/---
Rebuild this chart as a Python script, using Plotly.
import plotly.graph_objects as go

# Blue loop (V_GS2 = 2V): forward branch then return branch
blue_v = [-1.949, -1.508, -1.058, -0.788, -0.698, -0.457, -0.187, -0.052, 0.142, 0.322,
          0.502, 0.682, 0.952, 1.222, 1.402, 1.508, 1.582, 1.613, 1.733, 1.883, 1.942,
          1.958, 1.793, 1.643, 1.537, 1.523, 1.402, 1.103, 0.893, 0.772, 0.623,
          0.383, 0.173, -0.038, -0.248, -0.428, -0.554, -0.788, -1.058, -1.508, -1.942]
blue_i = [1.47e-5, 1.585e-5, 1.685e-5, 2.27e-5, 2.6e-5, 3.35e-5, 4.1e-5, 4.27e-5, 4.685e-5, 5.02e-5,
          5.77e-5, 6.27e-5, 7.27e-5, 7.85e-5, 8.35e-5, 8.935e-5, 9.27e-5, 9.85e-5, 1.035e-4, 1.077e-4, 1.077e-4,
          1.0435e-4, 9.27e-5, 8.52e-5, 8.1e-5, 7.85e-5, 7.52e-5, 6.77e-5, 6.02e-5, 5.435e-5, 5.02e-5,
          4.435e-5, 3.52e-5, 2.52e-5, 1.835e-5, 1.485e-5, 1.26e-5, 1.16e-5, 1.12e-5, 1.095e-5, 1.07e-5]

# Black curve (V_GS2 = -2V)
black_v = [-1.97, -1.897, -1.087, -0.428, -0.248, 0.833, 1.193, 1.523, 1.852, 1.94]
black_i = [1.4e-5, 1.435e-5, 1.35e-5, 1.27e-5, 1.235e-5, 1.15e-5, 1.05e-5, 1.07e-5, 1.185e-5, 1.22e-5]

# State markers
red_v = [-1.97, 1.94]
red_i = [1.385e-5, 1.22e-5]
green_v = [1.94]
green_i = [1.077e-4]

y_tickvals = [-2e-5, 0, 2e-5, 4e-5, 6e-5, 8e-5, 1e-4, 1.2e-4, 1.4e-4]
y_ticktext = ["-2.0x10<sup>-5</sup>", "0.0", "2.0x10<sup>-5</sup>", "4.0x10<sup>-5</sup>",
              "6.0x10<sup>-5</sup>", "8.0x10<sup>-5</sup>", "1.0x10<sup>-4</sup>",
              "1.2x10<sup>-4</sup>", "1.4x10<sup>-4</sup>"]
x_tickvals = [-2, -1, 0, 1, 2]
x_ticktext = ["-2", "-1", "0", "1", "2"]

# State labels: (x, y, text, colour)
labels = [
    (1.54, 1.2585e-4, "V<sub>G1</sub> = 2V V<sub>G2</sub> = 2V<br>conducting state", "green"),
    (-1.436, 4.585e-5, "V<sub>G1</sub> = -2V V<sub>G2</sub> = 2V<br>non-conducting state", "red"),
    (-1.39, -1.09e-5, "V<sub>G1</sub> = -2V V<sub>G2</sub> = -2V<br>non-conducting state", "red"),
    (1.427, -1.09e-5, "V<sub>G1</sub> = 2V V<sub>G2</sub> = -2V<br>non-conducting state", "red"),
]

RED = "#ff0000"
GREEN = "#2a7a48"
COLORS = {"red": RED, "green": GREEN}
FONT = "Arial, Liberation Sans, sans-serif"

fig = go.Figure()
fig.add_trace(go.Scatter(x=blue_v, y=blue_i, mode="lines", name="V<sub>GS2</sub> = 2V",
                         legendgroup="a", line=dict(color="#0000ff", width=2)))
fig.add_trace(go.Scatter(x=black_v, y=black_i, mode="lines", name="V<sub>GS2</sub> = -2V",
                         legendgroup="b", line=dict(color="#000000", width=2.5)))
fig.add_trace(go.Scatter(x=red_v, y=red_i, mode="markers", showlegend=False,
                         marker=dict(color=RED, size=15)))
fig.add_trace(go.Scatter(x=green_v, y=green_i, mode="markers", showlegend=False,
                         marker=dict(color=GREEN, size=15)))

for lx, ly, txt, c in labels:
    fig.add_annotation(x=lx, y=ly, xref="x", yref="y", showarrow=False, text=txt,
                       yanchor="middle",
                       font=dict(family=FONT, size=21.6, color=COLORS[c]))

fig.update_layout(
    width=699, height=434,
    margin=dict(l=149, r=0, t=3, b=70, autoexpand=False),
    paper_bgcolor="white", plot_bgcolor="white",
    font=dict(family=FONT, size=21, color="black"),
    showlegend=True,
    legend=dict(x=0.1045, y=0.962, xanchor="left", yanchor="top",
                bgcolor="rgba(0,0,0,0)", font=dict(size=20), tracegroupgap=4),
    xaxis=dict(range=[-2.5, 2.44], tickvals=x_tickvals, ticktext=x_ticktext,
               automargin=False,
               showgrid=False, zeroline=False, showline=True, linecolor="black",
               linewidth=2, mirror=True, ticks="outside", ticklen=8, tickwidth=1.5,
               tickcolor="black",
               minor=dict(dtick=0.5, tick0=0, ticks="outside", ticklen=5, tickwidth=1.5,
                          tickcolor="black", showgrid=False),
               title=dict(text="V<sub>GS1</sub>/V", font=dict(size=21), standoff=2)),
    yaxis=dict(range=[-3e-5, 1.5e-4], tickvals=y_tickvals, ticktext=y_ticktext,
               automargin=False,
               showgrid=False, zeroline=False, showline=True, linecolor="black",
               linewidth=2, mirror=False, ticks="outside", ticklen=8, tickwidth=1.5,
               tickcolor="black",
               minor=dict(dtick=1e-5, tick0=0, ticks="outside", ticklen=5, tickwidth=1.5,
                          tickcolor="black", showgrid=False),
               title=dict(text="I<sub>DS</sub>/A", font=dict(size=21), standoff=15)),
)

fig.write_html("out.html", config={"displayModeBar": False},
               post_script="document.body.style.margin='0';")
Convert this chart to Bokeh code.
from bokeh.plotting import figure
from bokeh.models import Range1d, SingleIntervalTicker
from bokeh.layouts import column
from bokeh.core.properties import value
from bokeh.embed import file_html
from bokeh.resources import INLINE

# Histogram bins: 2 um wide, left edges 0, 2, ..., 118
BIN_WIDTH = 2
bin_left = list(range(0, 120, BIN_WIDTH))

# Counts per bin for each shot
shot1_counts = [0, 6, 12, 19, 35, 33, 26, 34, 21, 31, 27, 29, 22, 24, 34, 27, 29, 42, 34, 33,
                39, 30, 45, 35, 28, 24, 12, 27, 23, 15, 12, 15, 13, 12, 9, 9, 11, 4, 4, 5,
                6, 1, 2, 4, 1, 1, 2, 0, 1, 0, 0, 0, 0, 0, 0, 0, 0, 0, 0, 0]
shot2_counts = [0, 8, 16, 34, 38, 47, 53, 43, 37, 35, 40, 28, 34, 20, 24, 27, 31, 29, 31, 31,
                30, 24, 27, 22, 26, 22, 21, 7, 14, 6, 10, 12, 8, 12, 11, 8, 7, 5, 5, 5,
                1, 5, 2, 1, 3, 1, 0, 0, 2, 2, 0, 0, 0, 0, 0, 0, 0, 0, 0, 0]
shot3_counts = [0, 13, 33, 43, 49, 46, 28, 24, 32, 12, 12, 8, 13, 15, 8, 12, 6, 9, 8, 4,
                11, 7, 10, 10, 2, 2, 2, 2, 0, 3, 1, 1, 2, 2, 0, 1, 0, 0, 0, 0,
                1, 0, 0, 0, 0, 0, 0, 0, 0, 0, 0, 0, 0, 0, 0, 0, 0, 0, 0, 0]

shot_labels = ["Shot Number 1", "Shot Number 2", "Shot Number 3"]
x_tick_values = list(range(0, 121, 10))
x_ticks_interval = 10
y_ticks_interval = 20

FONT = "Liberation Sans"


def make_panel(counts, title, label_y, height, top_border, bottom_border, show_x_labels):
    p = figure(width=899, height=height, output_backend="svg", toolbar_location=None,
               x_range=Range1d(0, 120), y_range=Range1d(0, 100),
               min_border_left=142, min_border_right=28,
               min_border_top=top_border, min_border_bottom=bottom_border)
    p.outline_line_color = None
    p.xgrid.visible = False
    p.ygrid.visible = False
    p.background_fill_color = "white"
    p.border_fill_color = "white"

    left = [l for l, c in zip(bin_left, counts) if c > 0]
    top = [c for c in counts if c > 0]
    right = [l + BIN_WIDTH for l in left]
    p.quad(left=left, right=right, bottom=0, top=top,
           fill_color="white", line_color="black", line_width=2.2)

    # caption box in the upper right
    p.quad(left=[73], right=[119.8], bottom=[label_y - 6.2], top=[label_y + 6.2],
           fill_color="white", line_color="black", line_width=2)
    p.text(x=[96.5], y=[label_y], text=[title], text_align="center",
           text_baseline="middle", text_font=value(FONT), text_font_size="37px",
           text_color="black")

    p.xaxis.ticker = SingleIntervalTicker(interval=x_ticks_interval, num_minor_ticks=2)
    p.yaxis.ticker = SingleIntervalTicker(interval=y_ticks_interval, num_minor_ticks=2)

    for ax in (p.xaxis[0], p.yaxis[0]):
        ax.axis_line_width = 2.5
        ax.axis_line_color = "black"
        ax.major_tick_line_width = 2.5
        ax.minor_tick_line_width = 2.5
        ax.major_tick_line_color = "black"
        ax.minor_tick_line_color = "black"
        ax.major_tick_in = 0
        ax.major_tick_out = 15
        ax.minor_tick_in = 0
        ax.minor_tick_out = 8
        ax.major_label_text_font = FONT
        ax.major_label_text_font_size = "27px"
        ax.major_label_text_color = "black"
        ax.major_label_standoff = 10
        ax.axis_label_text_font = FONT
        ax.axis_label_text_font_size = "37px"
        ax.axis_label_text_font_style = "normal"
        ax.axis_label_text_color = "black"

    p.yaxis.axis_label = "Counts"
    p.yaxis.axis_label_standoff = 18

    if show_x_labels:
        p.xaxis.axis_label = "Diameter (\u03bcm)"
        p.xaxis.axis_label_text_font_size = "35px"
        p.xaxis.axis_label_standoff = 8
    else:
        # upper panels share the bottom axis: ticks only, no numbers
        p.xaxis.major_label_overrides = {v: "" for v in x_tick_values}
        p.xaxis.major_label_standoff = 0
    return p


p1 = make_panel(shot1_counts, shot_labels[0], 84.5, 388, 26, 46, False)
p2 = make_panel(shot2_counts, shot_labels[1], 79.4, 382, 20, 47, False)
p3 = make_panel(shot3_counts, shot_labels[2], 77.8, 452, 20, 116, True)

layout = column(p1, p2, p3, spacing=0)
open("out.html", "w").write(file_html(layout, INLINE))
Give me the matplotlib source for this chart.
\---
WHAT THE EXERCISE ASKS. Give again, word for word, every line of the listing above from the one with "Convert this chart to Bokeh code." to the one with "bin_left = list(range(0, 120, BIN_WIDTH))", both inclusive, and nothing beyond them.

SOLVED EXERCISE.
Convert this chart to Bokeh code.
from bokeh.plotting import figure
from bokeh.models import Range1d, SingleIntervalTicker
from bokeh.layouts import column
from bokeh.core.properties import value
from bokeh.embed import file_html
from bokeh.resources import INLINE

# Histogram bins: 2 um wide, left edges 0, 2, ..., 118
BIN_WIDTH = 2
bin_left = list(range(0, 120, BIN_WIDTH))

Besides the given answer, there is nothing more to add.